Trump signed an executive order earlier this month that allows infrastructure projects to sidestep some requirements of the National Environmental Policy Act, one of the nation’s bedrock environmental laws. NEPA requires public input and reviews of projects’ potential effects on the environment. The White House invoked emergency authorities to expedite projects and skip the reviews.
The changes could lead to rapid approval of highways, larger oil and gas projects and pipelines.
“We are gravely concerned with the lift on environmental reviews,” said Tim Cywinski of the Virginia Chapter of the Sierra Club. “Trump is exploiting this crisis as an excuse to give a free pass to polluters.”
The EPA also implemented a temporary policy to relax some of the reporting and monitoring requirements usually required under the clean air and water laws.
Georgia Republican U.S. Rep. Buddy Carter said he thinks the temporary policy has been “somewhat misrepresented.” The EPA “has continued to enforce our nation’s environmental laws and work with federal, state, and tribal communities,” Carter said at the hearing in the House Energy & Commerce Committee last week.
House Democrats who lead the committees that oversee EPA sent a letter to Administrator Andrew Wheeler last week asking him to review whether any industries polluted as a result of the policy.
The EPA has not publicly reported on pollution levels during the pandemic. But the agency says air quality is improving in the United States overall. In an air quality report the agency sent to Congress on June 8, Wheeler said that average concentrations are down to some of the lowest levels on record in 2019.
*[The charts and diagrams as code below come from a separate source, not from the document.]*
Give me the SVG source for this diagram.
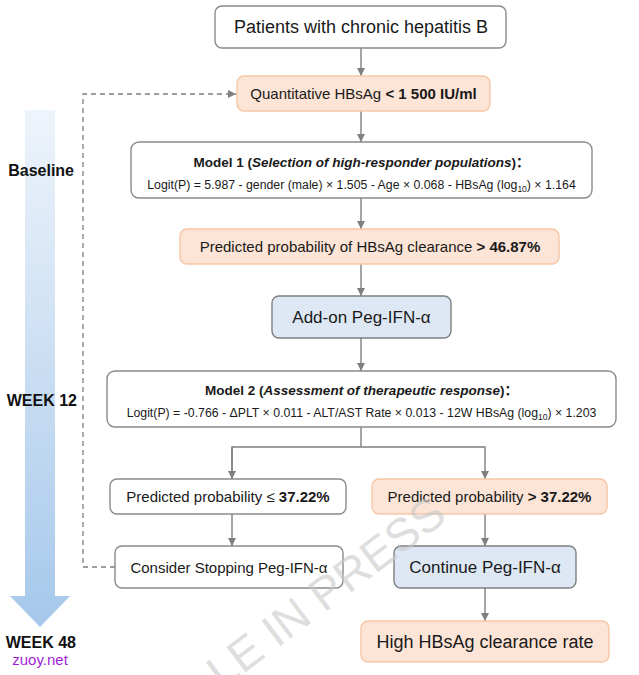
<svg xmlns="http://www.w3.org/2000/svg" width="639" height="675" viewBox="0 0 639 675">
<defs>
<linearGradient id="tl" x1="0" y1="0" x2="0" y2="1">
<stop offset="0" stop-color="#eef4fb"/>
<stop offset="1" stop-color="#a6c8eb"/>
</linearGradient>
<marker id="ah" viewBox="0 0 10 10" refX="10" refY="5" markerWidth="8" markerHeight="8" markerUnits="userSpaceOnUse" orient="auto">
<path d="M0,0 L10,5 L0,10 z" fill="#7f7f7f"/>
</marker>
<style>
text{font-family:"Liberation Sans",Arial,"Noto Sans CJK SC",sans-serif;fill:#1a1a1a;}
.w{fill:#ffffff;stroke:#8a8a8a;stroke-width:1.4;}
.o{fill:#fce4d6;stroke:#f6c6a6;stroke-width:1.4;}
.b{fill:#dde8f4;stroke:#7f7f7f;stroke-width:1.4;}
.c{fill:none;stroke:#7f7f7f;stroke-width:1.4;}
.d{fill:none;stroke:#7f7f7f;stroke-width:1.3;stroke-dasharray:5 4;}
.m{text-anchor:middle;}
.bd{font-weight:bold;}
.lab{font-weight:bold;font-size:16px;fill:#111;}
</style>
</defs>

<g id="timeline">
<path d="M25,110 H55 V596 H70 L40,627 L10,596 H25 Z" fill="url(#tl)"/>
<text class="lab" x="74" y="176" text-anchor="end">Baseline</text>
<text class="lab" x="77" y="406" text-anchor="end">WEEK 12</text>
<text class="lab" x="76" y="648" text-anchor="end">WEEK 48</text>
<text x="40" y="665" text-anchor="middle" font-size="15" style="fill:#a31fd6">zuoy.net</text>
</g>

<g id="connectors">
<line class="c" x1="361" y1="48" x2="361" y2="76" marker-end="url(#ah)"/>
<line class="c" x1="361" y1="111" x2="361" y2="142" marker-end="url(#ah)"/>
<line class="c" x1="361" y1="198" x2="361" y2="229" marker-end="url(#ah)"/>
<line class="c" x1="361" y1="264" x2="361" y2="296" marker-end="url(#ah)"/>
<line class="c" x1="361" y1="338" x2="361" y2="371" marker-end="url(#ah)"/>
<polyline class="c" points="361,427 361,447"/>
<polyline class="c" points="232,479 232,447 485,447 485,479" marker-end="url(#ah)"/>
<line class="c" x1="232" y1="447" x2="232" y2="479" marker-end="url(#ah)"/>
<line class="c" x1="232" y1="514" x2="232" y2="546" marker-end="url(#ah)"/>
<line class="c" x1="485" y1="514" x2="485" y2="546" marker-end="url(#ah)"/>
<line class="c" x1="485" y1="588" x2="485" y2="621" marker-end="url(#ah)"/>
<polyline class="d" points="115,567 83,567 83,94 236,94" marker-end="url(#ah)"/>
</g>

<g id="n1">
<rect class="w" x="215" y="6" width="291" height="42" rx="7"/>
<text class="m" x="361" y="33" font-size="18">Patients with chronic hepatitis B</text>
</g>
<g id="n2">
<rect class="o" x="237" y="76" width="253" height="35" rx="7"/>
<text class="m" x="363.5" y="99" font-size="15">Quantitative HBsAg <tspan class="bd">&lt; 1 500 IU/ml</tspan></text>
</g>
<g id="n3">
<rect class="w" x="131" y="142" width="461" height="56" rx="8"/>
<text class="m bd" x="361.5" y="167" font-size="13.5">Model 1 (<tspan font-style="italic">Selection of high-responder populations</tspan>)：</text>
<text class="m" x="361.5" y="189" font-size="12.3">Logit(P) = 5.987 - gender (male) × 1.505 - Age × 0.068 - HBsAg (log<tspan font-size="8.5" dy="2.5">10</tspan><tspan dy="-2.5">) × 1.164</tspan></text>
</g>
<g id="n4">
<rect class="o" x="180" y="229" width="379" height="35" rx="7"/>
<text class="m" x="370" y="252" font-size="15">Predicted probability of HBsAg clearance <tspan class="bd">&gt; 46.87%</tspan></text>
</g>
<g id="n5">
<rect class="b" x="272" y="296" width="179" height="42" rx="7"/>
<text class="m" x="361.5" y="323" font-size="17">Add-on Peg-IFN-α</text>
</g>
<g id="n6">
<rect class="w" x="107" y="371" width="509" height="56" rx="8"/>
<text class="m bd" x="361.5" y="395" font-size="13.5">Model 2 (<tspan font-style="italic">Assessment of therapeutic response</tspan>)：</text>
<text class="m" x="361.5" y="417" font-size="12.3">Logit(P) = -0.766 - ΔPLT × 0.011 - ALT/AST Rate × 0.013 - 12W HBsAg (log<tspan font-size="8.5" dy="2.5">10</tspan><tspan dy="-2.5">) × 1.203</tspan></text>
</g>
<g id="n7">
<rect class="w" x="110" y="479" width="236" height="35" rx="7"/>
<text class="m" x="228" y="502" font-size="15">Predicted probability ≤ <tspan class="bd">37.22%</tspan></text>
</g>
<g id="n8">
<rect class="o" x="372" y="479" width="235" height="35" rx="7"/>
<text class="m" x="489.5" y="502" font-size="15">Predicted probability <tspan class="bd">&gt; 37.22%</tspan></text>
</g>
<g id="n9">
<rect class="w" x="115" y="546" width="228" height="42" rx="7"/>
<text class="m" x="229" y="573" font-size="15">Consider Stopping Peg-IFN-α</text>
</g>
<g id="n10">
<rect class="b" x="394" y="546" width="182" height="42" rx="7"/>
<text class="m" x="485" y="573" font-size="17">Continue Peg-IFN-α</text>
</g>
<g id="n11">
<rect class="o" x="361" y="621" width="248" height="41" rx="7"/>
<text class="m" x="485" y="648" font-size="18">High HBsAg clearance rate</text>
</g>

<g id="watermark">
<text x="222" y="690" font-size="46" transform="rotate(-37 222 690)" style="fill:#c8c8c8;fill-opacity:0.6">LE IN PRESS</text>
</g>
</svg>
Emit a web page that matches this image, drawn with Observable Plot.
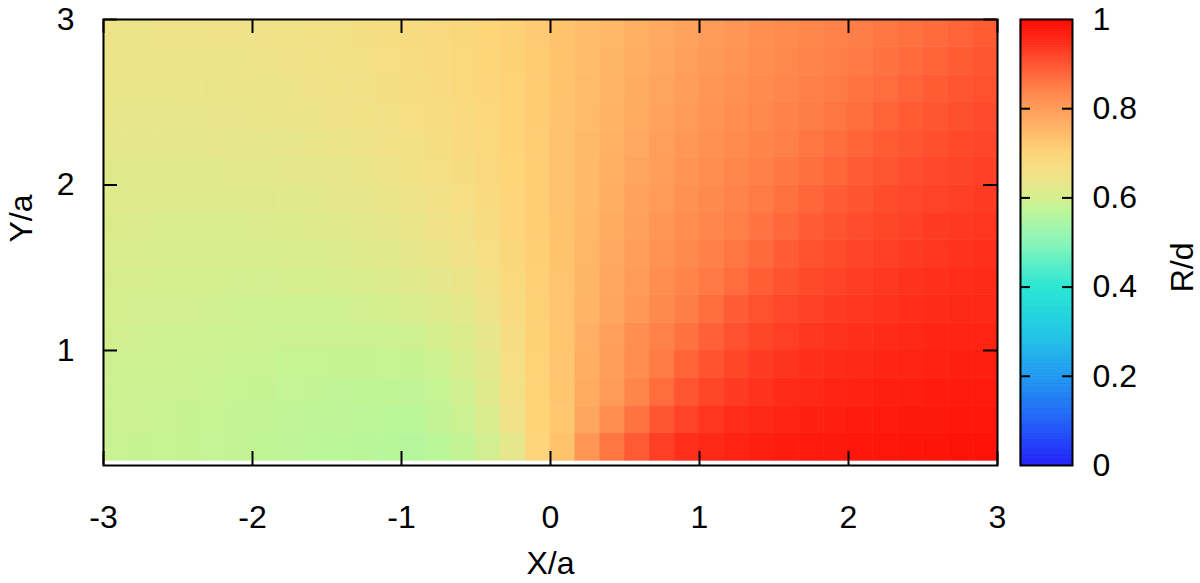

‘The deck is stacked against us’
Several recent studies have highlighted the effects of polluting infrastructure near Black, Latino and Native American Communities.
A study from EPA in 2018 found nationwide disparities in air pollution — with Black Americans experiencing higher levels of air pollution than whites and disparities more pronounced for Blacks than on the basis of poverty. Another study from the National Institute of Health in 2011 found that communities of color and low-income populations are disproportionately exposed to chemical releases.
And a study published last year in the Proceedings of the National Academies of Sciences found “pollution inequity”: that Black Americans are typically exposed to 56% more pollution than they produce. By contrast, the researchers concluded that white people are typically exposed to less pollution than they produce through consumption and daily activities.
“At every turn the deck is stacked against us,” said Jacqueline Patterson, Director of the NAACP Environmental and Climate Justice Program.
“The same systemic inequities that make certain populations differentially vulnerable to various impacts from the COVID-19 pandemic are the same systemic inequities that comprise the root causes driving environmental injustice,” Patterson said.